Depending on which newswire you look at, it appears a bailout deal for Cyprus is nearing completion (see below for latest details). Markets have increasingly priced in a benign outcome where a deal is reached before tonight’s ECB deadline.

Still, there is probably potential for an additional small relief rally in the EUR/USD and Asian stocks today should the deal be finalised. In contrast, more delays and uncertainty would undermine risk sentiment and send EUR/USD back below 1.2900.

It will also be worth keeping an eye on the Italian headlines this week as Bersani tries to cobble together a coalition government.

The Italian political gridlock has been one factor weighing on the EUR of late, so a resolution would be a clear EUR positive.

The potential for the EUR (and other currencies) to rally is amplified by the positioning of the speculative community.

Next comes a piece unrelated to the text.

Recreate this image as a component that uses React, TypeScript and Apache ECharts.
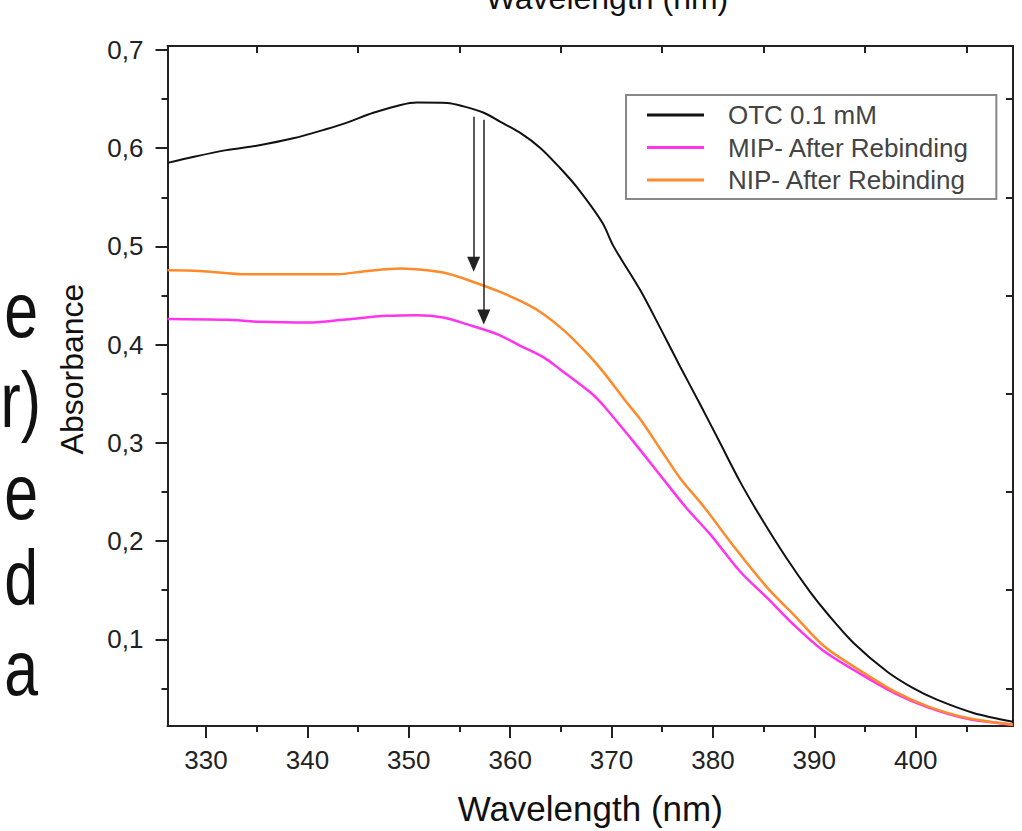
import React, { useEffect, useRef } from 'react';
import * as echarts from 'echarts';

// ---- data ----
const otcWl = [326.2, 328.7, 332.0, 335.0, 338.6, 341.9, 343.9, 346.5, 349.2, 350.8, 353.8, 355.4, 357.4, 359.0, 361.0, 363.0, 364.9, 366.6, 369.1, 370.2, 372.8, 374.8, 376.8, 378.8, 380.7, 382.7, 384.7, 387.3, 389.6, 391.3, 393.9, 397.2, 399.8, 402.1, 405.7, 409.6];
const otcAbs = [0.585, 0.591, 0.598, 0.6025, 0.61, 0.6195, 0.626, 0.636, 0.644, 0.6465, 0.646, 0.6425, 0.636, 0.627, 0.6155, 0.6, 0.58, 0.56, 0.524, 0.5, 0.456, 0.417, 0.377, 0.338, 0.3, 0.26, 0.2245, 0.182, 0.148, 0.126, 0.096, 0.067, 0.05, 0.0385, 0.025, 0.016];

const mipWl = [326.2, 332.0, 335.3, 340.2, 343.5, 347.8, 350.8, 353.4, 355.7, 358.7, 361.0, 363.3, 364.9, 367.9, 369.2, 372.2, 374.8, 377.3, 379.8, 382.7, 385.4, 388.0, 391.0, 394.7, 397.9, 401.2, 405.1, 409.6];
const mipAbs = [0.426, 0.4252, 0.4232, 0.4225, 0.4252, 0.4293, 0.43, 0.4276, 0.4208, 0.4107, 0.3988, 0.387, 0.375, 0.3515, 0.338, 0.3007, 0.267, 0.2347, 0.206, 0.1687, 0.1416, 0.1145, 0.0875, 0.0638, 0.0452, 0.0307, 0.019, 0.013];

const nipWl = [326.2, 329.4, 334.0, 338.6, 342.9, 345.9, 349.2, 351.8, 353.8, 356.1, 359.0, 361.7, 363.3, 365.3, 367.5, 369.2, 371.5, 372.8, 374.8, 376.8, 379.1, 382.1, 385.4, 388.0, 391.0, 394.7, 397.9, 401.2, 405.1, 409.6];
const nipAbs = [0.4756, 0.475, 0.4716, 0.4716, 0.4716, 0.475, 0.4774, 0.4756, 0.4723, 0.4648, 0.4536, 0.441, 0.431, 0.4145, 0.392, 0.372, 0.341, 0.3244, 0.294, 0.2635, 0.235, 0.194, 0.152, 0.1247, 0.0926, 0.067, 0.0469, 0.0317, 0.0198, 0.013];

const seriesNames = ['OTC 0.1 mM', 'MIP- After Rebinding', 'NIP- After Rebinding'];

const xMajorTicks = [330, 340, 350, 360, 370, 380, 390, 400];
const xMinorTicks = [335, 345, 355, 365, 375, 385, 395, 405];
const yMajorTicks = [0.1, 0.2, 0.3, 0.4, 0.5, 0.6, 0.7];
const yMinorTicks = [0.05, 0.15, 0.25, 0.35, 0.45, 0.55, 0.65];

// arrows (wavelength, start absorbance, end absorbance)
const arrowWl = [356.4, 357.4];
const arrowFrom = [0.632, 0.629];
const arrowTo = [0.4817, 0.428];

// fragments of the neighbouring text that the cropped figure shows at its left edge
const sideLetters = ['e', 'r)', 'e', 'd', 'a'];

const X_MIN = 326.2;
const X_MAX = 409.6;
const Y_MIN = 0.0117;
const Y_MAX = 0.704;

const FONT = "'Liberation Sans', Arial, Helvetica, sans-serif";

const zip = (xs: number[], ys: number[]) => xs.map((x, i) => [x, ys[i]]);

export default function App() {
  const ref = useRef<HTMLDivElement>(null);

  useEffect(() => {
    if (!ref.current) return;
    const chart = echarts.init(ref.current, null, { renderer: 'svg' });
    const line = { color: '#222', width: 2 };

    const xBase = { type: 'value', min: X_MIN, max: X_MAX, splitLine: { show: false }, gridIndex: 0 };
    const yBase = { type: 'value', min: Y_MIN, max: Y_MAX, splitLine: { show: false }, gridIndex: 0 };

    const sideY = [310, 400, 492, 578, 668];
    const sideX = [38, 41, 38, 38, 38];

    const option: any = {
      animation: false,
      backgroundColor: '#fff',
      textStyle: { fontFamily: FONT },
      grid: { left: 167.5, right: 9, top: 46, bottom: 103, containLabel: false },
      legend: {
        orient: 'vertical',
        left: 626,
        top: 95,
        padding: [7, 27, 6, 21],
        borderColor: '#888',
        borderWidth: 2,
        backgroundColor: '#fff',
        icon: 'rect',
        itemWidth: 57,
        itemHeight: 3,
        itemGap: 6.5,
        selectedMode: false,
        textStyle: { fontSize: 26, lineHeight: 26, color: '#444', fontFamily: FONT, padding: [0, 0, 0, 19] },
        data: seriesNames,
      },
      xAxis: [
        {
          ...xBase,
          position: 'bottom',
          axisLine: { show: true, onZero: false, lineStyle: line },
          axisTick: { show: true, customValues: xMajorTicks, length: 12, inside: false, lineStyle: line },
          axisLabel: { show: true, customValues: xMajorTicks, fontSize: 26, color: '#222', margin: 21, fontFamily: FONT },
          name: 'Wavelength (nm)',
          nameLocation: 'middle',
          nameGap: 65,
          nameTextStyle: { fontSize: 35, color: '#111', fontFamily: FONT },
        },
        {
          ...xBase,
          position: 'bottom',
          axisLine: { show: false, onZero: false },
          axisTick: { show: true, customValues: xMinorTicks, length: 6, inside: false, lineStyle: line },
          axisLabel: { show: false },
        },
        {
          ...xBase,
          position: 'top',
          axisLine: { show: true, onZero: false, lineStyle: line },
          axisTick: { show: true, customValues: xMinorTicks, length: 7, inside: true, lineStyle: line },
          axisLabel: { show: false },
        },
      ],
      yAxis: [
        {
          ...yBase,
          position: 'left',
          axisLine: { show: true, onZero: false, lineStyle: line },
          axisTick: { show: true, customValues: yMajorTicks, length: 12, inside: false, lineStyle: line },
          axisLabel: {
            show: true,
            customValues: yMajorTicks,
            fontSize: 26,
            color: '#222',
            margin: 24,
            fontFamily: FONT,
            formatter: (v: number) => v.toFixed(1).replace('.', ','),
          },
        },
        {
          ...yBase,
          position: 'left',
          axisLine: { show: false, onZero: false },
          axisTick: { show: true, customValues: yMinorTicks, length: 6, inside: false, lineStyle: line },
          axisLabel: { show: false },
        },
        {
          ...yBase,
          position: 'right',
          axisLine: { show: true, onZero: false, lineStyle: line },
          axisTick: { show: true, customValues: yMinorTicks, length: 7, inside: true, lineStyle: line },
          axisLabel: { show: false },
        },
      ],
      series: [
        {
          name: seriesNames[0],
          type: 'line',
          xAxisIndex: 0,
          yAxisIndex: 0,
          data: zip(otcWl, otcAbs),
          symbol: 'none',
          smooth: 0.3,
          color: '#111',
          lineStyle: { color: '#111', width: 2 },
          emphasis: { disabled: true },
          z: 3,
          markLine: {
            silent: true,
            symbol: ['none', 'path://M5 0 L10 14 L0 14 Z'],
            symbolSize: [13, 15],
            lineStyle: { color: '#222', width: 1.5, type: 'solid' },
            label: { show: false },
            emphasis: { disabled: true },
            data: arrowWl.map((w, i) => [{ coord: [w, arrowFrom[i]] }, { coord: [w, arrowTo[i]] }]),
          },
        },
        {
          name: seriesNames[1],
          type: 'line',
          xAxisIndex: 0,
          yAxisIndex: 0,
          data: zip(mipWl, mipAbs),
          symbol: 'none',
          smooth: 0.3,
          color: '#ff33f0',
          lineStyle: { color: '#ff33f0', width: 2.5 },
          emphasis: { disabled: true },
          z: 2,
        },
        {
          name: seriesNames[2],
          type: 'line',
          xAxisIndex: 0,
          yAxisIndex: 0,
          data: zip(nipWl, nipAbs),
          symbol: 'none',
          smooth: 0.3,
          color: '#ff8a2b',
          lineStyle: { color: '#ff8a2b', width: 2.5 },
          emphasis: { disabled: true },
          z: 2,
        },
      ],
      graphic: [
        {
          type: 'text',
          x: 72,
          y: 369,
          rotation: Math.PI / 2,
          style: { text: 'Absorbance', fontSize: 32, fill: '#111', fontFamily: FONT, align: 'center', verticalAlign: 'middle' },
        },
        {
          type: 'text',
          x: 607,
          y: 14,
          style: { text: 'Wavelength (nm)', fontSize: 32, fill: '#111', fontFamily: FONT, align: 'center', verticalAlign: 'bottom' },
        },
        ...sideLetters.map((t, i) => ({
          type: 'text',
          x: sideX[i],
          y: sideY[i],
          scaleX: 0.78,
          style: { text: t, fontSize: 78, fill: '#111', fontFamily: FONT, align: 'right', verticalAlign: 'middle' },
        })),
      ],
    };

    chart.setOption(option);
    return () => chart.dispose();
  }, []);

  return (
    <div
      ref={ref}
      style={{ position: 'fixed', left: 0, top: 0, width: 1022, height: 831, background: '#fff' }}
    />
  );
}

According to the IMM data, net USD longs increased to the highest level since July last week. There is now a risk that the speculative community closes off some of this exposure in the run-in to the Easter holidays. If so, the USD could suffer.

Data-wise, the week ahead looks quiet. US data is mostly second tier, with Tuesday’s durable goods orders perhaps the highlight. The final estimate of Q4 US GDP is expected to be confirmed at 0.5% on an annualised rate.

The UK, European, and Australian data calendars are all fairly unexciting. There is a smattering of Fed speak littered through the week; Bernanke is speaking at a BoE-hosted debate tonight. But we doubt we’ll learn anything over and above the info-content of last week’s FOMC minutes.

Other News:

*Troika hikes Cyprus’s bailout contribution to €6.7b from €5.8b, but savings accounts of €100k or less will now be protected from the whopping 20% deposit levy.

*German IFO falls in March, for the first time since October, in another sign the recovery in Europe is losing steam (106.7 vs. 107.7 expected).

* Fitch places UK’s AAA rating negative watch.

Event Calendar:

25 March: US Chicago & Dallas Fed indices; Fed’s Bernanke, BoE’s King, and IMF’s Blanchard speak in London; 

26 March: NZ trade balance; AU RBA’s Stevens speaks; US durable goods orders; US consumer confidence; US new home sales;

27 March: NZ ANZ business survey; AU RBA Financial Stability Review; EU CPI; US pending home sales; US Fed’s Rosengren & Kocherlakota speak;

28 March: NZ building permits; AU credit; NZ credit; EU German unemployment;

29 March: Good Friday holiday; US Michigan consumer confidence.